## [Given task]
Copy out the data below as written; omit any images.
+++
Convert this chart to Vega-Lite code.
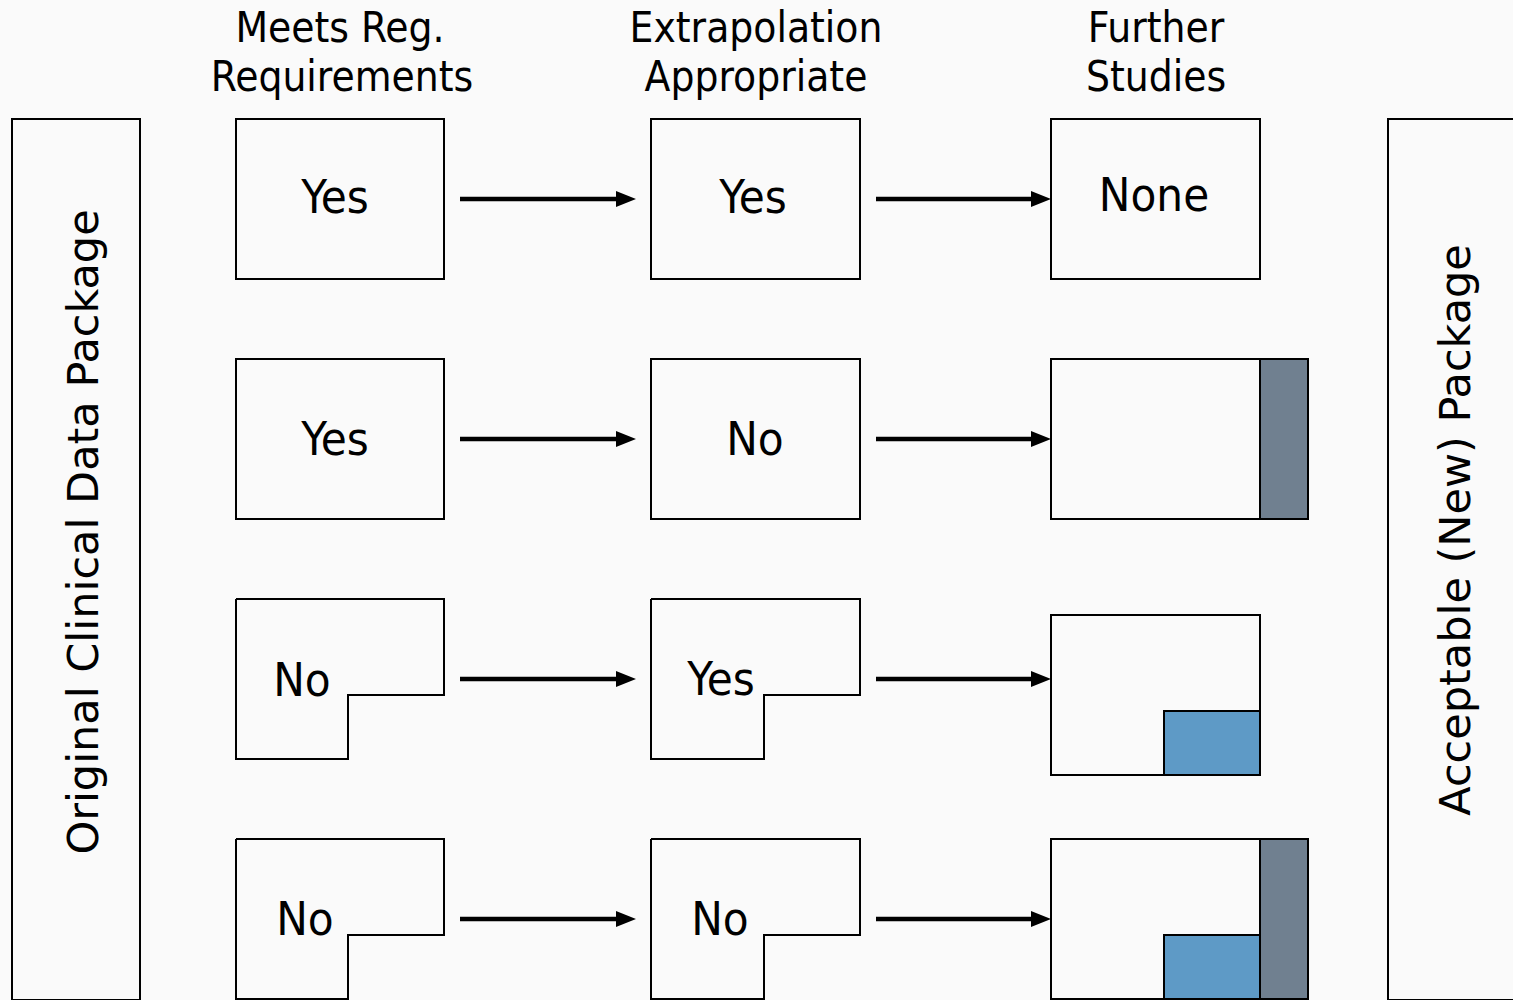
{
  "$schema": "https://vega.github.io/schema/vega-lite/v6.json",
  "width": 1513,
  "height": 1000,
  "padding": 0,
  "autosize": {"type": "none"},
  "background": "#fafafa",
  "config": {"view": {"stroke": null}, "font": "DejaVu Sans Condensed, Liberation Sans, sans-serif"},
  "datasets": {
    "rects": [
      {"x": 12, "x2": 140, "y": 119, "y2": 1000, "kind": "box"},
      {"x": 1388, "x2": 1520, "y": 119, "y2": 1000, "kind": "box"},
      {"x": 236, "x2": 444, "y": 119, "y2": 279, "kind": "box"},
      {"x": 236, "x2": 444, "y": 359, "y2": 519, "kind": "box"},
      {"x": 651, "x2": 860, "y": 119, "y2": 279, "kind": "box"},
      {"x": 651, "x2": 860, "y": 359, "y2": 519, "kind": "box"},
      {"x": 1051, "x2": 1260, "y": 119, "y2": 279, "kind": "box"},
      {"x": 1051, "x2": 1260, "y": 359, "y2": 519, "kind": "box"},
      {"x": 1260, "x2": 1308, "y": 359, "y2": 519, "kind": "gray"},
      {"x": 1051, "x2": 1260, "y": 615, "y2": 775, "kind": "box"},
      {"x": 1164, "x2": 1260, "y": 711, "y2": 775, "kind": "blue"},
      {"x": 1051, "x2": 1260, "y": 839, "y2": 999, "kind": "box"},
      {"x": 1164, "x2": 1260, "y": 935, "y2": 999, "kind": "blue"},
      {"x": 1260, "x2": 1308, "y": 839, "y2": 999, "kind": "gray"}
    ],
    "shapes": [
      {"id": "a", "o": 1, "x": 236, "y": 599},
      {"id": "a", "o": 2, "x": 444, "y": 599},
      {"id": "a", "o": 3, "x": 444, "y": 695},
      {"id": "a", "o": 4, "x": 348, "y": 695},
      {"id": "a", "o": 5, "x": 348, "y": 759},
      {"id": "a", "o": 6, "x": 236, "y": 759},
      {"id": "a", "o": 7, "x": 236, "y": 599},
      {"id": "b", "o": 1, "x": 236, "y": 839},
      {"id": "b", "o": 2, "x": 444, "y": 839},
      {"id": "b", "o": 3, "x": 444, "y": 935},
      {"id": "b", "o": 4, "x": 348, "y": 935},
      {"id": "b", "o": 5, "x": 348, "y": 999},
      {"id": "b", "o": 6, "x": 236, "y": 999},
      {"id": "b", "o": 7, "x": 236, "y": 839},
      {"id": "c", "o": 1, "x": 651, "y": 599},
      {"id": "c", "o": 2, "x": 860, "y": 599},
      {"id": "c", "o": 3, "x": 860, "y": 695},
      {"id": "c", "o": 4, "x": 764, "y": 695},
      {"id": "c", "o": 5, "x": 764, "y": 759},
      {"id": "c", "o": 6, "x": 651, "y": 759},
      {"id": "c", "o": 7, "x": 651, "y": 599},
      {"id": "d", "o": 1, "x": 651, "y": 839},
      {"id": "d", "o": 2, "x": 860, "y": 839},
      {"id": "d", "o": 3, "x": 860, "y": 935},
      {"id": "d", "o": 4, "x": 764, "y": 935},
      {"id": "d", "o": 5, "x": 764, "y": 999},
      {"id": "d", "o": 6, "x": 651, "y": 999},
      {"id": "d", "o": 7, "x": 651, "y": 839}
    ],
    "arrows": [
      {"x": 460, "x2": 626, "y": 199},
      {"x": 460, "x2": 626, "y": 439},
      {"x": 460, "x2": 626, "y": 679},
      {"x": 460, "x2": 626, "y": 919},
      {"x": 876, "x2": 1041, "y": 199},
      {"x": 876, "x2": 1041, "y": 439},
      {"x": 876, "x2": 1041, "y": 679},
      {"x": 876, "x2": 1041, "y": 919}
    ],
    "boxText": [
      {"label": "Yes", "x": 335, "y": 199},
      {"label": "Yes", "x": 335, "y": 441},
      {"label": "No", "x": 302, "y": 682},
      {"label": "No", "x": 305, "y": 921},
      {"label": "Yes", "x": 753, "y": 199},
      {"label": "No", "x": 755, "y": 441},
      {"label": "Yes", "x": 721, "y": 681},
      {"label": "No", "x": 720, "y": 921},
      {"label": "None", "x": 1154, "y": 197}
    ],
    "headers": [
      {"label": "Meets Reg.", "x": 340, "y": 29},
      {"label": "Requirements", "x": 342, "y": 78},
      {"label": "Extrapolation", "x": 756, "y": 29},
      {"label": "Appropriate", "x": 756, "y": 78},
      {"label": "Further", "x": 1156, "y": 29},
      {"label": "Studies", "x": 1156, "y": 78}
    ],
    "vertical": [
      {"label": "Original Clinical Data Package", "x": 85, "y": 532},
      {"label": "Acceptable (New) Package", "x": 1457, "y": 530}
    ]
  },
  "encoding": {
    "x": {"type": "quantitative", "scale": {"domain": [0, 1513]}, "axis": null},
    "y": {"type": "quantitative", "scale": {"domain": [0, 1000], "reverse": true}, "axis": null}
  },
  "layer": [
    {
      "data": {"name": "rects"},
      "mark": {"type": "rect", "stroke": "#000000", "strokeWidth": 2, "clip": true},
      "encoding": {
        "x": {"field": "x", "type": "quantitative"},
        "x2": {"field": "x2"},
        "y": {"field": "y", "type": "quantitative"},
        "y2": {"field": "y2"},
        "fill": {"field": "kind", "type": "nominal", "scale": {"domain": ["box", "blue", "gray"], "range": ["#fafafa", "#5e9ac6", "#708090"]}, "legend": null}
      }
    },
    {
      "data": {"name": "shapes"},
      "mark": {"type": "line", "stroke": "#000000", "strokeWidth": 2, "strokeJoin": "miter"},
      "encoding": {
        "x": {"field": "x", "type": "quantitative"},
        "y": {"field": "y", "type": "quantitative"},
        "detail": {"field": "id"},
        "order": {"field": "o", "type": "quantitative"}
      }
    },
    {
      "data": {"name": "arrows"},
      "mark": {"type": "rule", "stroke": "#000000", "strokeWidth": 4.5},
      "encoding": {
        "x": {"field": "x", "type": "quantitative"},
        "x2": {"field": "x2"},
        "y": {"field": "y", "type": "quantitative"}
      }
    },
    {
      "data": {"name": "arrows"},
      "mark": {"type": "point", "shape": "M-1,-0.8L1,0L-1,0.8Z", "size": 400, "filled": true, "fill": "#000000", "opacity": 1, "strokeWidth": 0},
      "encoding": {
        "x": {"field": "x2", "type": "quantitative"},
        "y": {"field": "y", "type": "quantitative"}
      }
    },
    {
      "data": {"name": "boxText"},
      "mark": {"type": "text", "fontSize": 47, "baseline": "middle", "align": "center", "fill": "#000000"},
      "encoding": {
        "x": {"field": "x", "type": "quantitative"},
        "y": {"field": "y", "type": "quantitative"},
        "text": {"field": "label"}
      }
    },
    {
      "data": {"name": "headers"},
      "mark": {"type": "text", "fontSize": 42, "baseline": "middle", "align": "center", "fill": "#000000"},
      "encoding": {
        "x": {"field": "x", "type": "quantitative"},
        "y": {"field": "y", "type": "quantitative"},
        "text": {"field": "label"}
      }
    },
    {
      "data": {"name": "vertical"},
      "mark": {"type": "text", "fontSize": 43, "baseline": "middle", "align": "center", "angle": 270, "fill": "#000000", "font": "DejaVu Sans"},
      "encoding": {
        "x": {"field": "x", "type": "quantitative"},
        "y": {"field": "y", "type": "quantitative"},
        "text": {"field": "label"}
      }
    }
  ]
}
+++
## [Result of the exercise]
Convert this chart to Vega-Lite code.
{
  "$schema": "https://vega.github.io/schema/vega-lite/v6.json",
  "width": 1513,
  "height": 1000,
  "padding": 0,
  "autosize": {"type": "none"},
  "background": "#fafafa",
  "config": {"view": {"stroke": null}, "font": "DejaVu Sans Condensed, Liberation Sans, sans-serif"},
  "datasets": {
    "rects": [
      {"x": 12, "x2": 140, "y": 119, "y2": 1000, "kind": "box"},
      {"x": 1388, "x2": 1520, "y": 119, "y2": 1000, "kind": "box"},
      {"x": 236, "x2": 444, "y": 119, "y2": 279, "kind": "box"},
      {"x": 236, "x2": 444, "y": 359, "y2": 519, "kind": "box"},
      {"x": 651, "x2": 860, "y": 119, "y2": 279, "kind": "box"},
      {"x": 651, "x2": 860, "y": 359, "y2": 519, "kind": "box"},
      {"x": 1051, "x2": 1260, "y": 119, "y2": 279, "kind": "box"},
      {"x": 1051, "x2": 1260, "y": 359, "y2": 519, "kind": "box"},
      {"x": 1260, "x2": 1308, "y": 359, "y2": 519, "kind": "gray"},
      {"x": 1051, "x2": 1260, "y": 615, "y2": 775, "kind": "box"},
      {"x": 1164, "x2": 1260, "y": 711, "y2": 775, "kind": "blue"},
      {"x": 1051, "x2": 1260, "y": 839, "y2": 999, "kind": "box"},
      {"x": 1164, "x2": 1260, "y": 935, "y2": 999, "kind": "blue"},
      {"x": 1260, "x2": 1308, "y": 839, "y2": 999, "kind": "gray"}
    ],
    "shapes": [
      {"id": "a", "o": 1, "x": 236, "y": 599},
      {"id": "a", "o": 2, "x": 444, "y": 599},
      {"id": "a", "o": 3, "x": 444, "y": 695},
      {"id": "a", "o": 4, "x": 348, "y": 695},
      {"id": "a", "o": 5, "x": 348, "y": 759},
      {"id": "a", "o": 6, "x": 236, "y": 759},
      {"id": "a", "o": 7, "x": 236, "y": 599},
      {"id": "b", "o": 1, "x": 236, "y": 839},
      {"id": "b", "o": 2, "x": 444, "y": 839},
      {"id": "b", "o": 3, "x": 444, "y": 935},
      {"id": "b", "o": 4, "x": 348, "y": 935},
      {"id": "b", "o": 5, "x": 348, "y": 999},
      {"id": "b", "o": 6, "x": 236, "y": 999},
      {"id": "b", "o": 7, "x": 236, "y": 839},
      {"id": "c", "o": 1, "x": 651, "y": 599},
      {"id": "c", "o": 2, "x": 860, "y": 599},
      {"id": "c", "o": 3, "x": 860, "y": 695},
      {"id": "c", "o": 4, "x": 764, "y": 695},
      {"id": "c", "o": 5, "x": 764, "y": 759},
      {"id": "c", "o": 6, "x": 651, "y": 759},
      {"id": "c", "o": 7, "x": 651, "y": 599},
      {"id": "d", "o": 1, "x": 651, "y": 839},
      {"id": "d", "o": 2, "x": 860, "y": 839},
      {"id": "d", "o": 3, "x": 860, "y": 935},
      {"id": "d", "o": 4, "x": 764, "y": 935},
      {"id": "d", "o": 5, "x": 764, "y": 999},
      {"id": "d", "o": 6, "x": 651, "y": 999},
      {"id": "d", "o": 7, "x": 651, "y": 839}
    ],
    "arrows": [
      {"x": 460, "x2": 626, "y": 199},
      {"x": 460, "x2": 626, "y": 439},
      {"x": 460, "x2": 626, "y": 679},
      {"x": 460, "x2": 626, "y": 919},
      {"x": 876, "x2": 1041, "y": 199},
      {"x": 876, "x2": 1041, "y": 439},
      {"x": 876, "x2": 1041, "y": 679},
      {"x": 876, "x2": 1041, "y": 919}
    ],
    "boxText": [
      {"label": "Yes", "x": 335, "y": 199},
      {"label": "Yes", "x": 335, "y": 441},
      {"label": "No", "x": 302, "y": 682},
      {"label": "No", "x": 305, "y": 921},
      {"label": "Yes", "x": 753, "y": 199},
      {"label": "No", "x": 755, "y": 441},
      {"label": "Yes", "x": 721, "y": 681},
      {"label": "No", "x": 720, "y": 921},
      {"label": "None", "x": 1154, "y": 197}
    ],
    "headers": [
      {"label": "Meets Reg.", "x": 340, "y": 29},
      {"label": "Requirements", "x": 342, "y": 78},
      {"label": "Extrapolation", "x": 756, "y": 29},
      {"label": "Appropriate", "x": 756, "y": 78},
      {"label": "Further", "x": 1156, "y": 29},
      {"label": "Studies", "x": 1156, "y": 78}
    ],
    "vertical": [
      {"label": "Original Clinical Data Package", "x": 85, "y": 532},
      {"label": "Acceptable (New) Package", "x": 1457, "y": 530}
    ]
  },
  "encoding": {
    "x": {"type": "quantitative", "scale": {"domain": [0, 1513]}, "axis": null},
    "y": {"type": "quantitative", "scale": {"domain": [0, 1000], "reverse": true}, "axis": null}
  },
  "layer": [
    {
      "data": {"name": "rects"},
      "mark": {"type": "rect", "stroke": "#000000", "strokeWidth": 2, "clip": true},
      "encoding": {
        "x": {"field": "x", "type": "quantitative"},
        "x2": {"field": "x2"},
        "y": {"field": "y", "type": "quantitative"},
        "y2": {"field": "y2"},
        "fill": {"field": "kind", "type": "nominal", "scale": {"domain": ["box", "blue", "gray"], "range": ["#fafafa", "#5e9ac6", "#708090"]}, "legend": null}
      }
    },
    {
      "data": {"name": "shapes"},
      "mark": {"type": "line", "stroke": "#000000", "strokeWidth": 2, "strokeJoin": "miter"},
      "encoding": {
        "x": {"field": "x", "type": "quantitative"},
        "y": {"field": "y", "type": "quantitative"},
        "detail": {"field": "id"},
        "order": {"field": "o", "type": "quantitative"}
      }
    },
    {
      "data": {"name": "arrows"},
      "mark": {"type": "rule", "stroke": "#000000", "strokeWidth": 4.5},
      "encoding": {
        "x": {"field": "x", "type": "quantitative"},
        "x2": {"field": "x2"},
        "y": {"field": "y", "type": "quantitative"}
      }
    },
    {
      "data": {"name": "arrows"},
      "mark": {"type": "point", "shape": "M-1,-0.8L1,0L-1,0.8Z", "size": 400, "filled": true, "fill": "#000000", "opacity": 1, "strokeWidth": 0},
      "encoding": {
        "x": {"field": "x2", "type": "quantitative"},
        "y": {"field": "y", "type": "quantitative"}
      }
    },
    {
      "data": {"name": "boxText"},
      "mark": {"type": "text", "fontSize": 47, "baseline": "middle", "align": "center", "fill": "#000000"},
      "encoding": {
        "x": {"field": "x", "type": "quantitative"},
        "y": {"field": "y", "type": "quantitative"},
        "text": {"field": "label"}
      }
    },
    {
      "data": {"name": "headers"},
      "mark": {"type": "text", "fontSize": 42, "baseline": "middle", "align": "center", "fill": "#000000"},
      "encoding": {
        "x": {"field": "x", "type": "quantitative"},
        "y": {"field": "y", "type": "quantitative"},
        "text": {"field": "label"}
      }
    },
    {
      "data": {"name": "vertical"},
      "mark": {"type": "text", "fontSize": 43, "baseline": "middle", "align": "center", "angle": 270, "fill": "#000000", "font": "DejaVu Sans"},
      "encoding": {
        "x": {"field": "x", "type": "quantitative"},
        "y": {"field": "y", "type": "quantitative"},
        "text": {"field": "label"}
      }
    }
  ]
}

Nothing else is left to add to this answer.